> **Material**:
━━━━━━━━

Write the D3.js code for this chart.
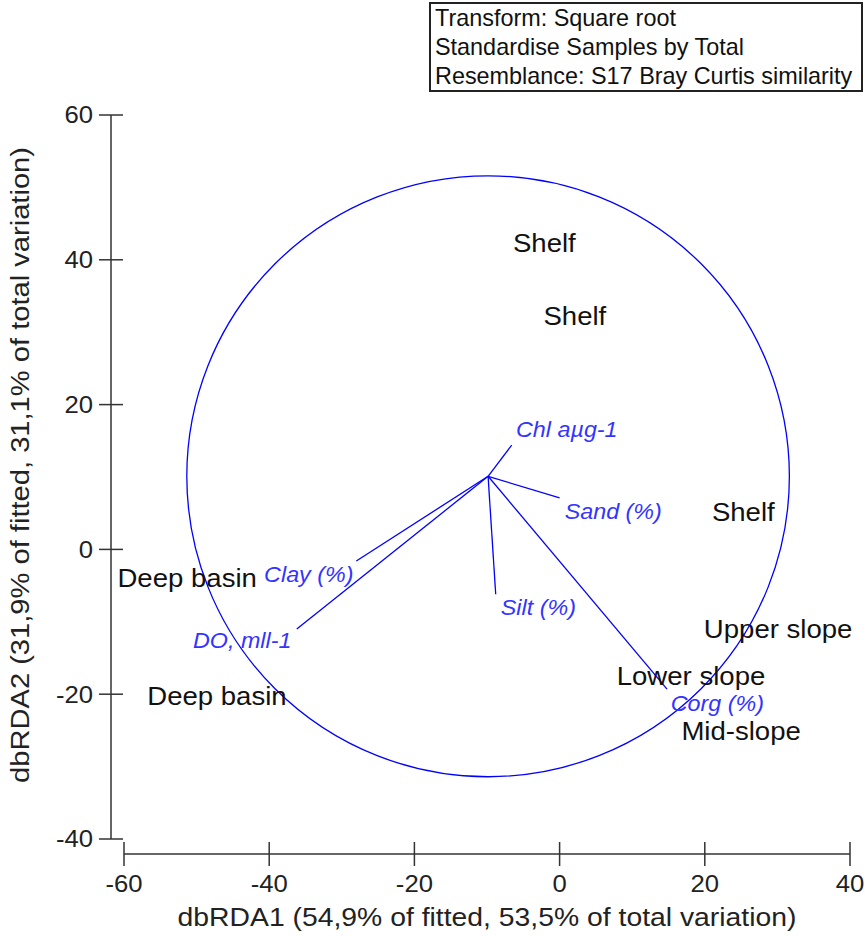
<!doctype html>
<html lang="en">
 <head>
   <meta charset="UTF-8">
   <title>dbRDA</title>
   <script src="https://d3js.org/d3.v7.min.js"></script>
   <style>
     body { margin: 0; background: #fff; }
   </style>
 </head>
 <body>
   <div id="myDiv"></div>

 <script type="text/javascript">

   // sample labels (centroids, in axis units)
   let sampleNames = ["Shelf", "Shelf", "Shelf", "Upper slope", "Lower slope", "Mid-slope", "Deep basin", "Deep basin"];
   let sampleX = [-2.1, 2.1, 25.3, 30.1, 18.1, 25.0, -51.3, -47.2];
   let sampleY = [42.3, 32.2, 5.2, -11.0, -17.5, -25.0, -4.0, -20.3];

   // predictor vectors: end points, and where their labels sit
   let vectorNames = ["Chl a\u00b5g-1", "Sand (%)", "Silt (%)", "Corg (%)", "Clay (%)", "DO, mll-1"];
   let vectorX = [-6.6, 0.0, -8.8, 14.8, -28.0, -36.2];
   let vectorY = [14.4, 7.1, -6.2, -19.3, -1.6, -11.0];
   let labelX = [-6.0, 0.7, -8.1, 15.3, -40.7, -50.5];
   let labelY = [16.6, 5.3, -8.0, -21.2, -3.4, -12.5];

   // origin of the vectors and the correlation circle radius
   let origin = [-9.85, 10.1];
   let circleRadius = 41.5;

   let xTicks = [-60, -40, -20, 0, 20, 40];
   let yTicks = [-40, -20, 0, 20, 40, 60];

   let legendLines = ["Transform: Square root", "Standardise Samples by Total", "Resemblance: S17 Bray Curtis similarity"];

   let font = "'Liberation Sans', Arial, sans-serif";
   let blue = "#0000ff";

   let svg = d3.select("#myDiv").append("svg")
      .attr("width", 867)
      .attr("height", 936);

   let x = d3.scaleLinear().domain([-60, 40]).range([124, 850]);
   let y = d3.scaleLinear().domain([-40, 60]).range([839, 115]);

   // the original lettering runs a little wider than Liberation Sans
   function place(px, py, sx) {
     return "translate(" + px + "," + py + ") scale(" + sx + ",1)";
   }

   // x axis
   let xAxis = svg.append("g").attr("transform", "translate(0,854)");
   xAxis.append("line")
      .attr("x1", x(-60)).attr("x2", x(40))
      .attr("stroke", "#333").attr("stroke-width", 1.5);
   xAxis.selectAll(".tick").data(xTicks).enter().append("line")
      .attr("x1", d => x(d)).attr("x2", d => x(d))
      .attr("y1", -12).attr("y2", 12)
      .attr("stroke", "#333").attr("stroke-width", 1.5);
   xAxis.selectAll("text").data(xTicks).enter().append("text")
      .attr("transform", d => place(x(d), 38, 1.07))
      .attr("text-anchor", "middle")
      .attr("font-family", font)
      .attr("font-size", "24px")
      .attr("fill", "#222")
      .text(d => d);

   // y axis
   let yAxis = svg.append("g").attr("transform", "translate(111,0)");
   yAxis.append("line")
      .attr("y1", y(-40)).attr("y2", y(60))
      .attr("stroke", "#333").attr("stroke-width", 1.5);
   yAxis.selectAll(".tick").data(yTicks).enter().append("line")
      .attr("y1", d => y(d)).attr("y2", d => y(d))
      .attr("x1", -12).attr("x2", 12)
      .attr("stroke", "#333").attr("stroke-width", 1.5);
   yAxis.selectAll("text").data(yTicks).enter().append("text")
      .attr("transform", d => place(-18, y(d), 1.07))
      .attr("dy", "0.35em")
      .attr("text-anchor", "end")
      .attr("font-family", font)
      .attr("font-size", "24px")
      .attr("fill", "#222")
      .text(d => d);

   // axis titles
   svg.append("text")
      .attr("transform", place((x(-60) + x(40)) / 2, 926, 1.09))
      .attr("text-anchor", "middle")
      .attr("font-family", font)
      .attr("font-size", "26px")
      .attr("fill", "#222")
      .text("dbRDA1 (54,9% of fitted, 53,5% of total variation)");

   svg.append("text")
      .attr("transform", "translate(29,465) rotate(-90) scale(1.12,1)")
      .attr("text-anchor", "middle")
      .attr("font-family", font)
      .attr("font-size", "26px")
      .attr("fill", "#222")
      .text("dbRDA2 (31,9% of fitted, 31,1% of total variation)");

   // correlation circle
   svg.append("ellipse")
      .attr("cx", x(origin[0]))
      .attr("cy", y(origin[1]))
      .attr("rx", x(origin[0] + circleRadius) - x(origin[0]))
      .attr("ry", y(origin[1]) - y(origin[1] + circleRadius))
      .attr("fill", "none")
      .attr("stroke", blue)
      .attr("stroke-width", 1.3);

   // vectors
   svg.selectAll(".vec").data(vectorNames).enter().append("line")
      .attr("x1", x(origin[0]))
      .attr("y1", y(origin[1]))
      .attr("x2", (d, i) => x(vectorX[i]))
      .attr("y2", (d, i) => y(vectorY[i]))
      .attr("stroke", blue)
      .attr("stroke-width", 1.3);

   svg.selectAll(".vlab").data(vectorNames).enter().append("text")
      .attr("transform", (d, i) => place(x(labelX[i]), y(labelY[i]), 1.06))
      .attr("dy", "0.35em")
      .attr("font-family", font)
      .attr("font-style", "italic")
      .attr("font-size", "22px")
      .attr("fill", "#3434ff")
      .text(d => d);

   // sample labels
   svg.selectAll(".slab").data(sampleNames).enter().append("text")
      .attr("transform", (d, i) => place(x(sampleX[i]), y(sampleY[i]), 1.06))
      .attr("dy", "0.35em")
      .attr("text-anchor", "middle")
      .attr("font-family", font)
      .attr("font-size", "26px")
      .attr("fill", "#111")
      .text(d => d);

   // info box
   svg.append("rect")
      .attr("x", 430).attr("y", 3)
      .attr("width", 432).attr("height", 88)
      .attr("fill", "#fff")
      .attr("stroke", "#222")
      .attr("stroke-width", 2);
   svg.selectAll(".leg").data(legendLines).enter().append("text")
      .attr("x", 435)
      .attr("y", (d, i) => 26 + i * 29)
      .attr("font-family", font)
      .attr("font-size", "23.4px")
      .attr("fill", "#111")
      .text(d => d);
 </script>
</body>
</html>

━━━━━━━━

Repeat, with no pictures, each line from the beginning of the data through the line containing "-25.0, -4.0, -20.3];", inclusive.

> **Response to the task**:
Write the D3.js code for this chart.
<!doctype html>
<html lang="en">
 <head>
   <meta charset="UTF-8">
   <title>dbRDA</title>
   <script src="https://d3js.org/d3.v7.min.js"></script>
   <style>
     body { margin: 0; background: #fff; }
   </style>
 </head>
 <body>
   <div id="myDiv"></div>

 <script type="text/javascript">

   // sample labels (centroids, in axis units)
   let sampleNames = ["Shelf", "Shelf", "Shelf", "Upper slope", "Lower slope", "Mid-slope", "Deep basin", "Deep basin"];
   let sampleX = [-2.1, 2.1, 25.3, 30.1, 18.1, 25.0, -51.3, -47.2];
   let sampleY = [42.3, 32.2, 5.2, -11.0, -17.5, -25.0, -4.0, -20.3];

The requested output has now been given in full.